パナヒが滞在している村では例の婚礼儀式が行われているのだが、村民の1人にパナヒ監督は「カメラでその模様を撮影してほしい」とお願いする。パナヒ監督自身も村の子供達を撮影したりするが、このカメラとパナヒがロケ地探しの中で訪れた"密売人の道"に侵入したのを機に、村の平和は拗れ始めるのだ。
一方、撮影班のシーン。実はここは隣国"トルコ"で、そこで欧州へ逃亡を図るカップルをドキュメンタリー形式で撮っていた。こちらの拗れた原因は至ってシンプルで、彼氏の方が彼女の為に"偽造パスポート"を作ってきたのだが、"彼女のしかなかった"ので、2人で一緒に逃亡したい彼女は"悲しみと怒り"に震え、国外逃亡の行く末も暗くなる。それに加え、撮影班が2人の服装や髪型に仕込みをしたのも彼女の気に触れ、逃亡計画は絶望的に終わる。そして、結末はどんどん暗い方に進んでゆく…。

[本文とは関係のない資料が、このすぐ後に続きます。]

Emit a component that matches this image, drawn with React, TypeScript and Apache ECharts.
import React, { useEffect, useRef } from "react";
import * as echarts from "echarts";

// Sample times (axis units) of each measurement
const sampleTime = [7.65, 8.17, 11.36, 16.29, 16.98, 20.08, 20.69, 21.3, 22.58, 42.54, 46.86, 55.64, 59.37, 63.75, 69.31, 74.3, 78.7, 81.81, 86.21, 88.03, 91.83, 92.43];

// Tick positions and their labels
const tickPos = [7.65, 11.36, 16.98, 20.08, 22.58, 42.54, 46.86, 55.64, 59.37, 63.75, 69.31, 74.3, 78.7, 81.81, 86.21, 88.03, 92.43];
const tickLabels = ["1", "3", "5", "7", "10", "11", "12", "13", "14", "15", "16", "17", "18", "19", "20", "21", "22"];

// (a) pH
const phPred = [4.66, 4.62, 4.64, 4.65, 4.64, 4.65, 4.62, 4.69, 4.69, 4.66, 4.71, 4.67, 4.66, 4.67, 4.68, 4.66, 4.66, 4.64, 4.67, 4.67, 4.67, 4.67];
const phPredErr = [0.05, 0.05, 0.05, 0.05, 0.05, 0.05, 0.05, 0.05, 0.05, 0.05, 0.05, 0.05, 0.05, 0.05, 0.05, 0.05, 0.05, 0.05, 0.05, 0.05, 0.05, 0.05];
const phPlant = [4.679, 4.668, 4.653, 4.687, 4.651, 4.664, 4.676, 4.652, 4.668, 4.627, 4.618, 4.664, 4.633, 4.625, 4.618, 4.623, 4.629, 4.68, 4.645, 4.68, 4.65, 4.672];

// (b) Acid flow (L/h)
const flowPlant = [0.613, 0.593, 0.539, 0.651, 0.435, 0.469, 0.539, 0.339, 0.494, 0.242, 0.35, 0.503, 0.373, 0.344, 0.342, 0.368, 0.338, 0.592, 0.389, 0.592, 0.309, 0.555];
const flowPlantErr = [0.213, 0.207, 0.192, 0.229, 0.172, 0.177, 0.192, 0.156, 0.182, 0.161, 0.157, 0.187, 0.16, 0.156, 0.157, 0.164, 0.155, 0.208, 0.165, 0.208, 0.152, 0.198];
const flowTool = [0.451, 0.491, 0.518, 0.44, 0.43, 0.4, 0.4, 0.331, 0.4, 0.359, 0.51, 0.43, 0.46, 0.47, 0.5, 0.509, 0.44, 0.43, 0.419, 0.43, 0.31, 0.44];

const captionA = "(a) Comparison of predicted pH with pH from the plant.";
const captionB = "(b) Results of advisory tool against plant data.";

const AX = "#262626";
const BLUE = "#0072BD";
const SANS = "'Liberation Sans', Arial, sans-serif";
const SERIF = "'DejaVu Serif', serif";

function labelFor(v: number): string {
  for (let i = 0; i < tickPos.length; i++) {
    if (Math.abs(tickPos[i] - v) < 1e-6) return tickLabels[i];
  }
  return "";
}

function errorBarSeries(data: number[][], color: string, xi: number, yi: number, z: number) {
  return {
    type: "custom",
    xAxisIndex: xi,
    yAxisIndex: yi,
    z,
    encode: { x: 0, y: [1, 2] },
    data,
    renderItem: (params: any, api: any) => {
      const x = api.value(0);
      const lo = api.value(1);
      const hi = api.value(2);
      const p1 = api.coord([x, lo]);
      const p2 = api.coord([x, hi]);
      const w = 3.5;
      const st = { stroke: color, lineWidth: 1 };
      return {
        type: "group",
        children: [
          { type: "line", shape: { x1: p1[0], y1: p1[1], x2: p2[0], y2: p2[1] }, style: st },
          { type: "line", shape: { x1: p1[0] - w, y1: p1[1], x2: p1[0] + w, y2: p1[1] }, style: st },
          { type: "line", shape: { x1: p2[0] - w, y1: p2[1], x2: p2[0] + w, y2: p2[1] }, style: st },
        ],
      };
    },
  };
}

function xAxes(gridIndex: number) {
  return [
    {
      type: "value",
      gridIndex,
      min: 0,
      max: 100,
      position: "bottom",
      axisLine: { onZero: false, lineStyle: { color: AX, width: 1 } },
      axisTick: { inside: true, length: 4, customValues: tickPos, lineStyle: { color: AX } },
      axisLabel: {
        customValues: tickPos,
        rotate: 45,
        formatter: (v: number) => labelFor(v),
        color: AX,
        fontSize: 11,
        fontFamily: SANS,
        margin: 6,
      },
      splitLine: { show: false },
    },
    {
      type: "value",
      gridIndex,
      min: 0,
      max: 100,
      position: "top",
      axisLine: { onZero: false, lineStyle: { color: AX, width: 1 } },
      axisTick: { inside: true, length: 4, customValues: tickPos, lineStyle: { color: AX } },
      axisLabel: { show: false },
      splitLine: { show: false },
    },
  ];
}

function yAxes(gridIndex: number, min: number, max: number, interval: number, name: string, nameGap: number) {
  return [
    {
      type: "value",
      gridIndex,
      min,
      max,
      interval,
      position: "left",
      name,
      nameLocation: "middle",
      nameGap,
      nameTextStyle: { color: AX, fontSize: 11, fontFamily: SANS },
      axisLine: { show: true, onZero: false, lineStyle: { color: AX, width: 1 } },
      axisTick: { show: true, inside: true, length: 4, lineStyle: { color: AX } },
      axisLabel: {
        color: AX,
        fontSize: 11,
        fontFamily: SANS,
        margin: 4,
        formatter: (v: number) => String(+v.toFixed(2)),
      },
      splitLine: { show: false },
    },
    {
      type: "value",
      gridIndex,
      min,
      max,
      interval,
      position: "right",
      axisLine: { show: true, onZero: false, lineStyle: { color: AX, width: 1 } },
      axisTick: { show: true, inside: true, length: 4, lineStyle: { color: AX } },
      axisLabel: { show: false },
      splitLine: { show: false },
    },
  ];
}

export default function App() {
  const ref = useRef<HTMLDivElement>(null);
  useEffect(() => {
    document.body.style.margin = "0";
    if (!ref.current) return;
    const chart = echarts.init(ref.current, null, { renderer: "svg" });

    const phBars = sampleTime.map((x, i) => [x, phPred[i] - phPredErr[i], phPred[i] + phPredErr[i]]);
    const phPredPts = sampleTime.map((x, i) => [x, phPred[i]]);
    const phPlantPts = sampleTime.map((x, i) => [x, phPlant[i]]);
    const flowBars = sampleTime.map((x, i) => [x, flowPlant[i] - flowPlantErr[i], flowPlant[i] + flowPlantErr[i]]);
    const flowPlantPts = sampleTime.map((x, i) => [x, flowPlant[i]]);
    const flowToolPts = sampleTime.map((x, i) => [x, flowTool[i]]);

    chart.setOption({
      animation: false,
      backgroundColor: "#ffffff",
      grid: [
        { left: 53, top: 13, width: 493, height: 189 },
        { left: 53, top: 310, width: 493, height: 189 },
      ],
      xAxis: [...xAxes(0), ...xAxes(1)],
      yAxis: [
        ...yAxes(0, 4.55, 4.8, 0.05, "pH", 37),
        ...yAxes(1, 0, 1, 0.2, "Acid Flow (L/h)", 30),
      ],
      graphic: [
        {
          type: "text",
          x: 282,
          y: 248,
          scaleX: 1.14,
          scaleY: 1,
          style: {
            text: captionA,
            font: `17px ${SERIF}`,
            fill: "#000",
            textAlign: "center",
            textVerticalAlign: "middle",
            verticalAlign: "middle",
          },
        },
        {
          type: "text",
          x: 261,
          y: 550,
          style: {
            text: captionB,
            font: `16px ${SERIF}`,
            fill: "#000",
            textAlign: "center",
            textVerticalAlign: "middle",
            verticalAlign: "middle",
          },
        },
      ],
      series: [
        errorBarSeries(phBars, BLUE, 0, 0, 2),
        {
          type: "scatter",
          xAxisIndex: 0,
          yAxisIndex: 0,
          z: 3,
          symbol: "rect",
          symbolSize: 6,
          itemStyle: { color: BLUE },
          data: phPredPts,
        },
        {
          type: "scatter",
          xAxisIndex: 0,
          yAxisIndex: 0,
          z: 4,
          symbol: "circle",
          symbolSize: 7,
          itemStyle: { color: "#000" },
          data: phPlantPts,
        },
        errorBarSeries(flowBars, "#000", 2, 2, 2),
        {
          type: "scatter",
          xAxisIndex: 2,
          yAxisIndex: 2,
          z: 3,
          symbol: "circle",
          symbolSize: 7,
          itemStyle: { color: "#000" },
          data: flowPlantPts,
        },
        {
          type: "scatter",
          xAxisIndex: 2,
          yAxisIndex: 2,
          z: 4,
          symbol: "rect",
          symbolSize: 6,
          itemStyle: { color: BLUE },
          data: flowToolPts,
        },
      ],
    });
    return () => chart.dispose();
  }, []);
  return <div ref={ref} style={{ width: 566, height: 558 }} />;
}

本作での「熊」の意味が、物語が進むにつれ不思議とだんだんと想像できるようになるのがさらに震えた。パナヒ監督がいる村のシーンでは「しきたり」が存在していて、それを破ればその村民は立ち待ち"悪い方"へと進んでいくのだ。婚礼の儀式を迎えたばかりのカップルが、パナヒ監督の持っていたカメラ(実際には事件の証拠がない)によって一気に悪い方向にどんどん進んでいくのが本当に見ていられなかった。
一方、トルコでのシーンだが、これは彼女さんの"言い分"が痛いほど伝わった。彼氏さんも彼女さんの事を思っての行動だったのだろうが、「やはりそうなるよね…」と言うのが痛い程感じる。その悲しみに拍車をかけた撮影班に少しだけ怒りを覚えてしまった。

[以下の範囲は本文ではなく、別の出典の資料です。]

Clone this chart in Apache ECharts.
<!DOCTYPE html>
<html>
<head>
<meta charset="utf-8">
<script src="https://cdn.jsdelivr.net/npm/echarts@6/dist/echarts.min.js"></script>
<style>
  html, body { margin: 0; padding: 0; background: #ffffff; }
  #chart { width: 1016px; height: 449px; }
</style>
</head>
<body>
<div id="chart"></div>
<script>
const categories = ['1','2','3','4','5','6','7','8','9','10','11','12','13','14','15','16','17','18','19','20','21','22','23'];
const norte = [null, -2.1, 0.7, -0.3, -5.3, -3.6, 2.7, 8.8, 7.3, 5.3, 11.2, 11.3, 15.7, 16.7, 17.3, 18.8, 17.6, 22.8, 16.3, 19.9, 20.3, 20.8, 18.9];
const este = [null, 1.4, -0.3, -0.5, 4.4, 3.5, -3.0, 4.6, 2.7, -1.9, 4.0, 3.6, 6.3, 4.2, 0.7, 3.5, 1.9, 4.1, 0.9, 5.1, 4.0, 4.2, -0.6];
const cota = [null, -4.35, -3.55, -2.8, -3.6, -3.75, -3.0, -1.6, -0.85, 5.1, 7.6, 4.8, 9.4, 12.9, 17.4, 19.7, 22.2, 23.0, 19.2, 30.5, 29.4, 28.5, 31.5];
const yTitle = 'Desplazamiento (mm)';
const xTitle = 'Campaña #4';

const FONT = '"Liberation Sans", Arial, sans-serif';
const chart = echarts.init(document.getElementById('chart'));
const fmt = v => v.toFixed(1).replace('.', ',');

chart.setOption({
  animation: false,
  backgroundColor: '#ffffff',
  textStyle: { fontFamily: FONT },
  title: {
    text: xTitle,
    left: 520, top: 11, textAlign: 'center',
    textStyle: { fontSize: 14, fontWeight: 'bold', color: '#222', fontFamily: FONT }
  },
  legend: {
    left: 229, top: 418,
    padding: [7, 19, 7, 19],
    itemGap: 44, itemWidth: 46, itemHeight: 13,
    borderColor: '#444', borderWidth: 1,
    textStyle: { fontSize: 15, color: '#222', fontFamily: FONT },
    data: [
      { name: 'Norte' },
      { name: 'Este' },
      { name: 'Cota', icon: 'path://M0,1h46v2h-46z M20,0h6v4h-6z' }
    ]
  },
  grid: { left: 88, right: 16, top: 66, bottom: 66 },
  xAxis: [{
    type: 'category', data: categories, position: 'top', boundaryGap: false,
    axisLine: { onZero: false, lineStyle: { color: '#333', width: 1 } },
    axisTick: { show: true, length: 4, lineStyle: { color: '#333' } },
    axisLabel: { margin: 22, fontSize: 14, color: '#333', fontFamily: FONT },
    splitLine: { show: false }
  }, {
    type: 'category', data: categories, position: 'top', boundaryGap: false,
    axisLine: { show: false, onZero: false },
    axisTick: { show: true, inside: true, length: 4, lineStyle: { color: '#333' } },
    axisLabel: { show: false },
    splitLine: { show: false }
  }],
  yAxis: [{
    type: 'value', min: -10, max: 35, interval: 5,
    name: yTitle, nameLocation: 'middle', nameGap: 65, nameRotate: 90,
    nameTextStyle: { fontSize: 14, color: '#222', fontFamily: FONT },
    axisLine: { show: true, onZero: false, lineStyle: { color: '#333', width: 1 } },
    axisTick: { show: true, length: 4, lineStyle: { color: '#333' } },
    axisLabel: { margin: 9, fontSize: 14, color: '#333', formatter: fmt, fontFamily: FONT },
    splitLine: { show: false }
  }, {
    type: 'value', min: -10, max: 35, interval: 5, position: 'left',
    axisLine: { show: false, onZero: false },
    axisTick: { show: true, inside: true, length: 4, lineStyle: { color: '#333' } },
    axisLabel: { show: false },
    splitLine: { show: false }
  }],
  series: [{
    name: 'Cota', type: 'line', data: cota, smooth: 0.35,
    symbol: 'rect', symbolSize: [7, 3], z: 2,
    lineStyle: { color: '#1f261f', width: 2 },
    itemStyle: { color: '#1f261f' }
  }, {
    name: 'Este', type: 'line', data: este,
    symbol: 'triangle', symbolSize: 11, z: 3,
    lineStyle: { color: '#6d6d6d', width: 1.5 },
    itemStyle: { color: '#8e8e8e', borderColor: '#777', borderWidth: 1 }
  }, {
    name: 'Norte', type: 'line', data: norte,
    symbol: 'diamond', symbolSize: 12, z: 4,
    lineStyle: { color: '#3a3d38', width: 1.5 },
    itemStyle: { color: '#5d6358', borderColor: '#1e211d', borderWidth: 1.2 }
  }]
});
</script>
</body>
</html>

つまりこの「熊」と言うのは、「眼差し」…その眼差しは広く言えば「イラン政府からの目」である。

イランの国民はみんなこの"無意味で過剰な眼差し"によって振り回され、本当の意味での自由がどんどん奪われていく事を、パナヒ監督としての眼差しとして映していった作品だったのだ。
更に背筋が凍ったのは、思い返してみたら"日本も他人事ではいられない"からだ。自民党の人間によって着々と近づいていく不自由さが、イランの現状と近いのだ。イランの今は、日本の未来になるかもしれないのだ。

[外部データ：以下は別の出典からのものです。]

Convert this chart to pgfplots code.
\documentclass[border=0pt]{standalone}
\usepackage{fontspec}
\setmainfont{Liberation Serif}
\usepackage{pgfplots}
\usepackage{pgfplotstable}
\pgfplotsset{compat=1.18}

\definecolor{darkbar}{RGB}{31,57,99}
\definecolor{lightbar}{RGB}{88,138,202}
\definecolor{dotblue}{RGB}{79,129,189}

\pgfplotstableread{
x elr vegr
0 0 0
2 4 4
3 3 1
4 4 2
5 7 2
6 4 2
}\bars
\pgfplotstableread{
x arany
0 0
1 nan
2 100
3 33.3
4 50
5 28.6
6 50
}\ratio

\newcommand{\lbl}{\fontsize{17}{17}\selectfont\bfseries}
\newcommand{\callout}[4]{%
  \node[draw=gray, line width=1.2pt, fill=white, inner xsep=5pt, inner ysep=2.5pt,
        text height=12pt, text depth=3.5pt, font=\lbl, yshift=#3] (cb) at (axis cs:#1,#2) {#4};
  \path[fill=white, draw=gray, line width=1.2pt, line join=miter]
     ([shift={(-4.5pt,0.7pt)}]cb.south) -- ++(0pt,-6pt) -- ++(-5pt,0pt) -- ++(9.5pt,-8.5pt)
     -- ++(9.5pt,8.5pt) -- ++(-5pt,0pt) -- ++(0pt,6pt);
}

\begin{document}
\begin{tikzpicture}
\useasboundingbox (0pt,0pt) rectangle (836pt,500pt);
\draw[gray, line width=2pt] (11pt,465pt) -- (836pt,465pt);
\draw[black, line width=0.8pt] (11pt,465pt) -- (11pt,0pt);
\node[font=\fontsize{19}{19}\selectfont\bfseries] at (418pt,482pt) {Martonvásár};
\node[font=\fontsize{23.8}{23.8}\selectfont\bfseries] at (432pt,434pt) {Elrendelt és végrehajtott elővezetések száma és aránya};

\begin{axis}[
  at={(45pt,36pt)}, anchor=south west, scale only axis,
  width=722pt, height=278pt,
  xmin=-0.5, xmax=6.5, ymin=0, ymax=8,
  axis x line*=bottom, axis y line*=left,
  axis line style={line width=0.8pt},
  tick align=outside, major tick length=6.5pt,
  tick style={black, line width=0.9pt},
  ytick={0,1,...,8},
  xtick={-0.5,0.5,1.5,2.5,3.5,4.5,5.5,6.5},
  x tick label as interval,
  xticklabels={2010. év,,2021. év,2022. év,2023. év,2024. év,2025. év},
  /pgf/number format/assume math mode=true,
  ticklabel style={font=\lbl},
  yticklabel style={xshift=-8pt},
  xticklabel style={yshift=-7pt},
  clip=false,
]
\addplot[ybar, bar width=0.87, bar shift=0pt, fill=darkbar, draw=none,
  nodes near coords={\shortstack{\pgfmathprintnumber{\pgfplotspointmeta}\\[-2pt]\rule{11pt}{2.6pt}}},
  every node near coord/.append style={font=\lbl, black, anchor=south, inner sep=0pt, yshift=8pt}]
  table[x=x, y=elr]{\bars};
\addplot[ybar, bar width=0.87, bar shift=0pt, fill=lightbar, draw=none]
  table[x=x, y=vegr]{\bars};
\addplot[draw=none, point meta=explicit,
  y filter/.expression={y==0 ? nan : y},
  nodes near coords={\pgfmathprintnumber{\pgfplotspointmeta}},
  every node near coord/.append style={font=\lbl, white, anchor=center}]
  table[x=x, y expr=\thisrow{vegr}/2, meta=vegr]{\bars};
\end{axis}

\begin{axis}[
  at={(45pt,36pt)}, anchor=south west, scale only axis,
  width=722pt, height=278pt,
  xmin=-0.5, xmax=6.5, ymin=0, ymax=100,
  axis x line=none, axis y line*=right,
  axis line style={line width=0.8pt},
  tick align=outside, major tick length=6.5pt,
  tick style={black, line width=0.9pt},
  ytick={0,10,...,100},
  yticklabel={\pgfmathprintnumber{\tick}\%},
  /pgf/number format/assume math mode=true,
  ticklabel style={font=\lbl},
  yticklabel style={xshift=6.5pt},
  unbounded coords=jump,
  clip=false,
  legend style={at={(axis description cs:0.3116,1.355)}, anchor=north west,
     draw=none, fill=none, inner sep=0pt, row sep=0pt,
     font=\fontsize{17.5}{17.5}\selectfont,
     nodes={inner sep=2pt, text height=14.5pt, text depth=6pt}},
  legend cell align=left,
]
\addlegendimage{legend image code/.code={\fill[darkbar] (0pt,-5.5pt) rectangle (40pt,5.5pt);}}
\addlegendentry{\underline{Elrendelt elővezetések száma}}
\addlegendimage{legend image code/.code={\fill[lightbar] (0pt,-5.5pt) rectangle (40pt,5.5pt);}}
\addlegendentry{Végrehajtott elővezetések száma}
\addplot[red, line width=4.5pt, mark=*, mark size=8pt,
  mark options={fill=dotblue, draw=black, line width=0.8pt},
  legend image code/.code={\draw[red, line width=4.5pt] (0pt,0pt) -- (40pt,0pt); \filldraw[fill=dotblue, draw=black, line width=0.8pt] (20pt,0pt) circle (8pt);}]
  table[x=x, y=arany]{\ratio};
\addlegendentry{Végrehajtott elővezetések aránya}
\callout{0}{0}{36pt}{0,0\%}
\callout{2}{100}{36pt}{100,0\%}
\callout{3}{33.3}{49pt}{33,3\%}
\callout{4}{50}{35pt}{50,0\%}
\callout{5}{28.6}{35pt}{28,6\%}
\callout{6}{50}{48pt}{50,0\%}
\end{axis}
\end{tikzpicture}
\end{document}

最後のパナヒ監督の眼差しは、"決意"みたいなものを感じた。

ジャファル・パナヒ監督がまた映画を作れる日はいつ来るのか分からないが、もしこの先可能ならば、これからもイラン政府に訴えを投げかける作品をどんどん残してほしい。

日本国民である私たちも、漏らさず見たほうが良いと思います。